When laid bare, Mohamed’s own story is a tapestry of perseverance and accomplishments—even the hurdles add colour to the overall picture. They also act as a teaching point for this community role model. “I just try not to let that dictate where I want to get to. I don’t let those obstacles get in the way of what I’m trying to achieve,” he affirms. “All you can ever do is be positive. Lead by example—help the young ones.”
He goes on to open up about “dealing with institutional racism,” again, keeping an optimistic attitude. Active in a variety of his college’s multicultural network of clubs, including the Somali Association, he proudly declares, “I celebrate [my] intersectionality—being black, being Muslim, being Somali, being American—it’s like, how can I spread my positivity, my input, my voice and my experience?”

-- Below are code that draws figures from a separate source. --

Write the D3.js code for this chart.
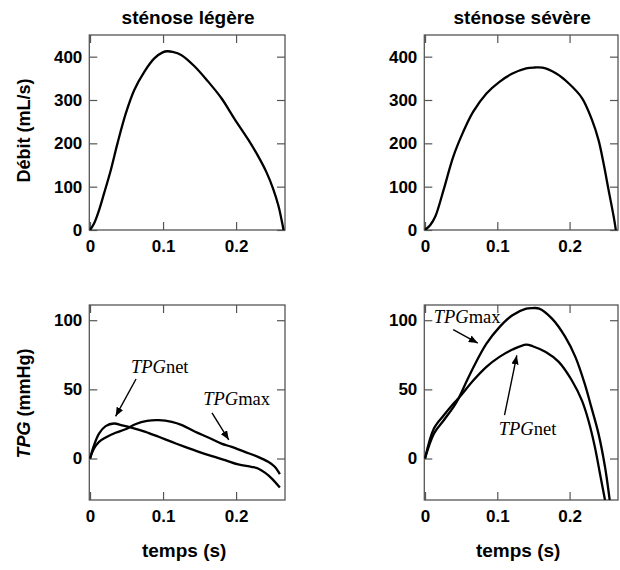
<!DOCTYPE html>
<html>
<head>
<meta charset="utf-8">
<script src="https://cdn.jsdelivr.net/npm/d3@7"></script>
<style>
  html, body { margin: 0; padding: 0; background: #fff; }
  svg { display: block; }
</style>
</head>
<body>
<svg id="chart" width="620" height="570"></svg>
<script>
// ---------- data ----------
const panelTitles = ["sténose légère", "sténose sévère"];
const xTicks = [0, 0.1, 0.2];
const xTickLabels = ["0", "0.1", "0.2"];
const debitTicks = [0, 100, 200, 300, 400];
const tpgTicks = [0, 50, 100];

// Débit, sténose légère
const debitLegereT = [0, 0.0055, 0.0124, 0.0193, 0.0284, 0.0376, 0.049, 0.0606, 0.0743, 0.088, 0.0995, 0.106, 0.113, 0.1248, 0.143, 0.1615, 0.18, 0.198, 0.2165, 0.23, 0.2417, 0.251, 0.258, 0.2633, 0.265];
const debitLegereV = [0, 15, 46, 85, 138, 200, 269, 323, 365, 396, 410, 412.5, 411, 404, 378, 343, 304, 256, 209, 171, 133, 94, 56, 15, 0];

// Débit, sténose sévère
const debitSevereT = [0, 0.0073, 0.0142, 0.0256, 0.039, 0.053, 0.0667, 0.085, 0.103, 0.121, 0.14, 0.1515, 0.1626, 0.181, 0.199, 0.2174, 0.231, 0.24, 0.247, 0.254, 0.261, 0.264];
const debitSevereV = [0, 11.5, 31, 92, 169, 227, 273, 315, 342, 361, 373, 375, 374.5, 361.5, 338, 304, 254, 208, 154, 92, 31, 0];

// TPG, sténose légère
const tpgNetLegereT = [0, 0.0055, 0.0123, 0.0214, 0.0327, 0.044, 0.0577, 0.076, 0.094, 0.112, 0.13, 0.149, 0.167, 0.185, 0.203, 0.221, 0.23, 0.24, 0.249, 0.26];
const tpgNetLegereV = [0, 9.6, 18, 23.4, 25.3, 24, 22.2, 19.3, 15.7, 12, 8.4, 4.8, 1.7, -1.2, -4.3, -6, -7.2, -10.4, -14.5, -21];
const tpgMaxLegereT = [0, 0.0055, 0.0123, 0.0214, 0.035, 0.0486, 0.062, 0.078, 0.094, 0.112, 0.126, 0.144, 0.162, 0.18, 0.194, 0.212, 0.23, 0.244, 0.253, 0.26];
const tpgMaxLegereV = [0, 7.2, 12, 15.2, 18.6, 21.2, 24.8, 27.2, 27.7, 26.5, 24.1, 19.3, 15.2, 10.8, 8.4, 4.8, 1.2, -2.4, -6, -11.3];

// TPG, sténose sévère
const tpgMaxSevereT = [0, 0.0123, 0.026, 0.0395, 0.047, 0.0577, 0.067, 0.085, 0.103, 0.121, 0.14, 0.149, 0.158, 0.176, 0.194, 0.208, 0.221, 0.23, 0.24, 0.249, 0.2555];
const tpgMaxSevereV = [0, 18, 27.7, 37.3, 44, 56, 66, 83, 95, 103.6, 108.4, 108.8, 108.4, 101, 88, 73.5, 54, 37.3, 18, -6, -30];
const tpgNetSevereT = [0, 0.0123, 0.026, 0.0395, 0.047, 0.067, 0.085, 0.103, 0.121, 0.14, 0.149, 0.167, 0.185, 0.203, 0.217, 0.226, 0.235, 0.242, 0.249];
const tpgNetSevereV = [0, 21.7, 31.3, 39.8, 44, 56.6, 66.3, 73.5, 78.8, 82.4, 81.2, 77, 69.9, 56.6, 42, 27.7, 8.4, -10.8, -30];

// annotations: label suffix, text position (t, v), arrow start (t, v), arrow end (t, v)
const annotLegere = [
  { name: "net", text: [0.056, 61.6], from: [0.063, 57.5], to: [0.035, 30.5] },
  { name: "max", text: [0.155, 38.5], from: [0.167, 33], to: [0.19, 13.5] }
];
const annotSevere = [
  { name: "max", text: [0.012, 97.8], from: [0.039, 93.2], to: [0.073, 83.5] },
  { name: "net", text: [0.102, 16.8], from: [0.11, 31.3], to: [0.127, 74.6] }
];

// ---------- layout ----------
const svg = d3.select("#chart");
const colX = [[89.3, 285], [424.3, 618]];
const rowY = [[35, 230], [305, 500]];
const xDomain = [-0.001, 0.267];
const frameColor = "#555";
const SANS = "'Liberation Sans', Arial, sans-serif";
const SERIF = "'Liberation Serif', 'Times New Roman', serif";

const defs = svg.append("defs");
defs.append("marker")
  .attr("id", "arrow")
  .attr("viewBox", "0 0 10 8")
  .attr("refX", 10).attr("refY", 4)
  .attr("markerWidth", 9).attr("markerHeight", 7.5)
  .attr("markerUnits", "userSpaceOnUse")
  .attr("orient", "auto")
  .append("path").attr("d", "M0,0 L10,4 L0,8 Z").attr("fill", "#000");

function zip(T, V) { return T.map((t, i) => ({ t: t, v: V[i] })); }

function panel(ci, ri, yDomain, yTicks, series, annots) {
  const x = d3.scaleLinear().domain(xDomain).range(colX[ci]);
  const y = d3.scaleLinear().domain(yDomain).range([rowY[ri][1], rowY[ri][0]]);
  const g = svg.append("g");
  const id = "clip" + ci + ri;
  defs.append("clipPath").attr("id", id).append("rect")
    .attr("x", colX[ci][0]).attr("y", rowY[ri][0])
    .attr("width", colX[ci][1] - colX[ci][0]).attr("height", rowY[ri][1] - rowY[ri][0]);

  // axes (ticks inward)
  const bottom = g.append("g").attr("transform", `translate(0,${rowY[ri][1]})`)
    .call(d3.axisBottom(x).tickValues(xTicks).tickSize(-8).tickPadding(10)
      .tickFormat((d, i) => xTickLabels[i]));
  const top = g.append("g").attr("transform", `translate(0,${rowY[ri][0]})`)
    .call(d3.axisTop(x).tickValues(xTicks).tickSize(-8).tickFormat(""));
  const left = g.append("g").attr("transform", `translate(${colX[ci][0]},0)`)
    .call(d3.axisLeft(y).tickValues(yTicks).tickSize(-8).tickPadding(7));
  const right = g.append("g").attr("transform", `translate(${colX[ci][1]},0)`)
    .call(d3.axisRight(y).tickValues(yTicks).tickSize(-8).tickFormat(""));
  [bottom, top, left, right].forEach(a => {
    a.select(".domain").remove();
    a.selectAll(".tick line").attr("stroke", frameColor).attr("stroke-width", 1.2);
    a.selectAll("text").attr("font-family", SANS).attr("font-weight", "bold")
      .attr("font-size", 17).attr("fill", "#000");
  });

  // frame
  g.append("rect")
    .attr("x", colX[ci][0]).attr("y", rowY[ri][0])
    .attr("width", colX[ci][1] - colX[ci][0]).attr("height", rowY[ri][1] - rowY[ri][0])
    .attr("fill", "none").attr("stroke", frameColor).attr("stroke-width", 1.3);

  const line = d3.line().x(d => x(d.t)).y(d => y(d.v)).curve(d3.curveCatmullRom.alpha(0.5));
  series.forEach(s => {
    g.append("path").datum(s)
      .attr("clip-path", `url(#${id})`)
      .attr("d", line)
      .attr("fill", "none").attr("stroke", "#000").attr("stroke-width", 2.3)
      .attr("stroke-linejoin", "round");
  });

  (annots || []).forEach(a => {
    const t = g.append("text")
      .attr("x", x(a.text[0])).attr("y", y(a.text[1]))
      .attr("font-family", SERIF).attr("font-size", 18.5).attr("fill", "#000");
    t.append("tspan").attr("font-style", "italic").text("TPG");
    t.append("tspan").text(a.name);
    g.append("line")
      .attr("x1", x(a.from[0])).attr("y1", y(a.from[1]))
      .attr("x2", x(a.to[0])).attr("y2", y(a.to[1]))
      .attr("stroke", "#000").attr("stroke-width", 1.4)
      .attr("marker-end", "url(#arrow)");
  });
}

panel(0, 0, [0, 450], debitTicks, [zip(debitLegereT, debitLegereV)]);
panel(1, 0, [0, 450], debitTicks, [zip(debitSevereT, debitSevereV)]);
panel(0, 1, [-30, 111], tpgTicks, [zip(tpgNetLegereT, tpgNetLegereV), zip(tpgMaxLegereT, tpgMaxLegereV)], annotLegere);
panel(1, 1, [-30, 111], tpgTicks, [zip(tpgMaxSevereT, tpgMaxSevereV), zip(tpgNetSevereT, tpgNetSevereV)], annotSevere);

// titles
panelTitles.forEach((tt, i) => {
  svg.append("text")
    .attr("x", (colX[i][0] + colX[i][1]) / 2 + 1).attr("y", 23.5)
    .attr("text-anchor", "middle")
    .attr("font-family", SANS).attr("font-weight", "bold").attr("font-size", 19)
    .attr("fill", "#000").text(tt);
});

// x axis labels
colX.forEach(c => {
  svg.append("text")
    .attr("x", (c[0] + c[1]) / 2 - 3).attr("y", 557)
    .attr("text-anchor", "middle")
    .attr("font-family", SANS).attr("font-weight", "bold").attr("font-size", 19)
    .attr("fill", "#000").text("temps (s)");
});

// y axis labels
svg.append("text")
  .attr("transform", `translate(24,${(rowY[0][0] + rowY[0][1]) / 2 - 2}) rotate(-90)`)
  .attr("text-anchor", "middle").attr("dy", "0.35em")
  .attr("font-family", SANS).attr("font-weight", "bold").attr("font-size", 18)
  .attr("fill", "#000").text("Débit (mL/s)");

const yl = svg.append("text")
  .attr("transform", `translate(24,${(rowY[1][0] + rowY[1][1]) / 2 + 1}) rotate(-90)`)
  .attr("text-anchor", "middle").attr("dy", "0.35em")
  .attr("font-family", SANS).attr("font-weight", "bold").attr("font-size", 18)
  .attr("fill", "#000");
yl.append("tspan").attr("font-style", "italic").text("TPG");
yl.append("tspan").text(" (mmHg)");
</script>
</body>
</html>
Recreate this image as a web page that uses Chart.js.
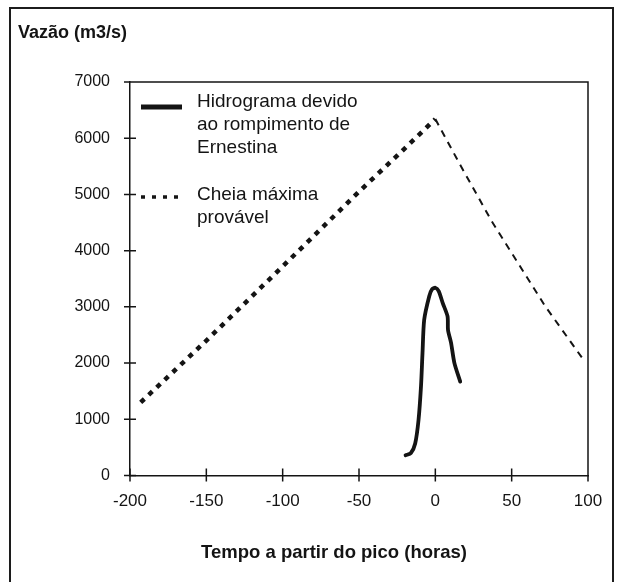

This open approach is one Mohamed learned from role models Craig and Marc. Seeing firsthand the effect WE Day has on youth—how guest speakers’ stories give strength to strangers in the audience facing the same challenges they once did—he discovered the power of sharing personal narratives. “I’m not afraid to share my story, now,” he affirms. His story is his strength.
Taking his cue from WE—the movement that “changed [his] vision” and taught him “advocacy work in the community never stops; it goes 365 days a year”—Mohamed is a steadfast, high-octane change-maker with plans that stretch far into the future. “I’m hoping school and giving back to the community can help me to work a lot closer to living my dream and finding whatever my calling is,” he shares. And, along the way, his local community can count on him to “create more opportunities and resources for others to live out their dreams,” too.
As for the present, that’s all about recruitment to the cause—the “cause” being social advocacy and community engagement. “The change I would like to see is for everyone to become leaders,” he declares. “I think we need more global leaders in our world … what I mean by that is that I think everybody has leadership qualities in them. We all have our strengths and weaknesses, it’s just that we have to celebrate what those are.” How? “Share your story.”